NEW DELHI (Reuters) - Ram Nath Kovind, a low-caste politician backed by the ruling coalition, won India's presidential election on Thursday, tightening the governing alliance's hold on positions of power.
India's constitution provides a largely ceremonial role for the president, with the prime minister and his cabinet colleagues holding executive power.
But the president has a key role during political crises, such as when a general election is inconclusive, by deciding which party is in the best position to form a government.
Kovind, 71, gained an overwhelming majority to beat Meira Kumar, also a low-caste Dalit candidate, who was backed by the centrist Congress party.
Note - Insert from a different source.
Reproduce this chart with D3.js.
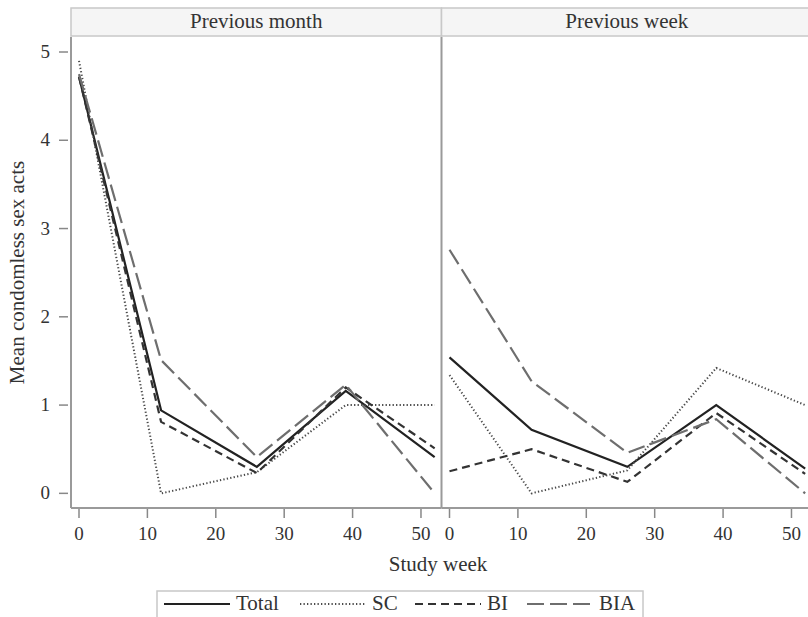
<!DOCTYPE html>
<html>
<head>
<meta charset="utf-8">
<script src="https://cdn.jsdelivr.net/npm/d3@7"></script>
</head>
<body style="margin:0">
<script>
// Chart data
const weeks = [0, 12, 26, 39, 52];
const panelTitles = ['Previous month', 'Previous week'];
const seriesNames = ['Total', 'SC', 'BI', 'BIA'];
const xTicks = [0, 10, 20, 30, 40, 50];
const yTicks = [0, 1, 2, 3, 4, 5];

// Previous month
const monthTotal = [4.72, 0.94, 0.30, 1.16, 0.41];
const monthSC = [4.90, 0.00, 0.24, 1.00, 1.00];
const monthBI = [4.72, 0.81, 0.23, 1.20, 0.51];
const monthBIA = [4.75, 1.51, 0.41, 1.23, 0.00];

// Previous week
const weekTotal = [1.54, 0.72, 0.30, 1.00, 0.28];
const weekSC = [1.34, 0.00, 0.26, 1.42, 1.00];
const weekBI = [0.25, 0.50, 0.13, 0.91, 0.22];
const weekBIA = [2.76, 1.27, 0.46, 0.84, 0.00];

const panelData = [
    [monthTotal, monthSC, monthBI, monthBIA],
    [weekTotal, weekSC, weekBI, weekBIA]
];

// Line styles per series
const styles = {
    Total: { color: '#222', width: 2.2, dash: null },
    SC: { color: '#4a4a4a', width: 2, dash: '1.3,2.2' },
    BI: { color: '#333', width: 2.2, dash: '8,5' },
    BIA: { color: '#6e6e6e', width: 2.2, dash: '17,6' }
};

const width = 808, height = 617;
const left = 71, panelW = 370.5;
const plotTop = 37, plotBottom = 508;

const svg = d3.select('body').append('svg')
    .attr('width', width)
    .attr('height', height);

const y = d3.scaleLinear().domain([-0.166, 5.17]).range([plotBottom, plotTop]);

// adds a serif text straight onto the svg
function addText(x, yPos, str, size, anchor) {
    return svg.append('text')
        .attr('x', x)
        .attr('y', yPos)
        .attr('text-anchor', anchor || 'middle')
        .style('font-family', '"Liberation Serif"')
        .style('font-size', size + 'px')
        .style('fill', '#333')
        .text(str);
}

panelTitles.forEach((title, p) => {
    const x0 = left + p * panelW;
    const x = d3.scaleLinear().domain([-1.17, 53.0]).range([x0, x0 + panelW]);

    // Strip header
    svg.append('rect')
        .attr('x', x0)
        .attr('y', 8)
        .attr('width', panelW)
        .attr('height', 28)
        .style('fill', '#f5f5f5')
        .style('stroke', '#c8c8c8')
        .style('stroke-width', 1.5);

    addText(x0 + panelW / 2, 28, title, 21);

    // Series lines
    const line = d3.line()
        .x((d, i) => x(weeks[i]))
        .y(d => y(d));

    seriesNames.forEach((name, s) => {
        const st = styles[name];
        svg.append('path')
            .datum(panelData[p][s])
            .attr('d', line)
            .style('fill', 'none')
            .style('stroke', st.color)
            .style('stroke-width', st.width)
            .style('stroke-dasharray', st.dash)
            .style('stroke-linejoin', 'miter');
    });

    // Panel left border and bottom axis line
    svg.append('line')
        .attr('x1', x0).attr('x2', x0)
        .attr('y1', plotTop).attr('y2', plotBottom)
        .style('stroke', '#9a9a9a')
        .style('stroke-width', 2);
    svg.append('line')
        .attr('x1', x0).attr('x2', x0 + panelW)
        .attr('y1', plotBottom).attr('y2', plotBottom)
        .style('stroke', '#9a9a9a')
        .style('stroke-width', 2);

    // X ticks and labels
    xTicks.forEach(t => {
        svg.append('line')
            .attr('x1', x(t)).attr('x2', x(t))
            .attr('y1', plotBottom + 1).attr('y2', plotBottom + 10)
            .style('stroke', '#888')
            .style('stroke-width', 1.5);
        addText(x(t), 540, String(t), 19);
    });
});

// Y ticks and labels
yTicks.forEach(t => {
    svg.append('line')
        .attr('x1', left - 12).attr('x2', left - 3)
        .attr('y1', y(t)).attr('y2', y(t))
        .style('stroke', '#888')
        .style('stroke-width', 1.5);
    addText(left - 21, y(t) + 6, String(t), 19, 'end');
});

// Axis titles
addText(0, 0, 'Mean condomless sex acts', 21)
    .attr('x', null).attr('y', null)
    .attr('transform', `translate(24,${(plotTop + plotBottom) / 2}) rotate(-90)`);

addText(438, 571, 'Study week', 21);

// Legend
svg.append('rect')
    .attr('x', 157)
    .attr('y', 591)
    .attr('width', 486)
    .attr('height', 40)
    .style('fill', '#fff')
    .style('stroke', '#c8c8c8')
    .style('stroke-width', 1.5);

const legendX = [164, 300, 415, 527];
seriesNames.forEach((name, i) => {
    const st = styles[name];
    svg.append('line')
        .attr('x1', legendX[i])
        .attr('x2', legendX[i] + 66)
        .attr('y1', 604).attr('y2', 604)
        .style('stroke', st.color)
        .style('stroke-width', st.width)
        .style('stroke-dasharray', st.dash);
    addText(legendX[i] + 72, 610, name, 21, 'start');
});
</script>
</body>
</html>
Votes from 4,896 lawmakers in state assemblies and parliament were counted in parliament to elect the constitutional head.
"Kovind has secured a clear majority," said election officer Anoop Mishra. "I duly declare him as the president of India."
Kovind's ascent to the highest public office is the first for a leader reared in the powerful Hindu revivalist Rashtriya Swayamsevak Sangh (RSS) or National Volunteers' Association, the ideological mentor of Hindu groups.
Prime Minister Narendra Modi himself was associated early in his career with the RSS, which has long propagated a vision of India that puts the country's majority Hindus first.
Kovind's victory caps a series of top appointments by Modi, strengthening the grip of the Hindu right on public offices, such as governors, state chief ministers and the heads of universities.
Prior to his appointment Kovind said he was committed to upholding India's secular democratic constitution.
"I respect the Indian constitution and no political interest can be above the rule enshrined in the rule book," Kovind, a lawyer and former governor of the eastern state of Bihar, told Reuters this month.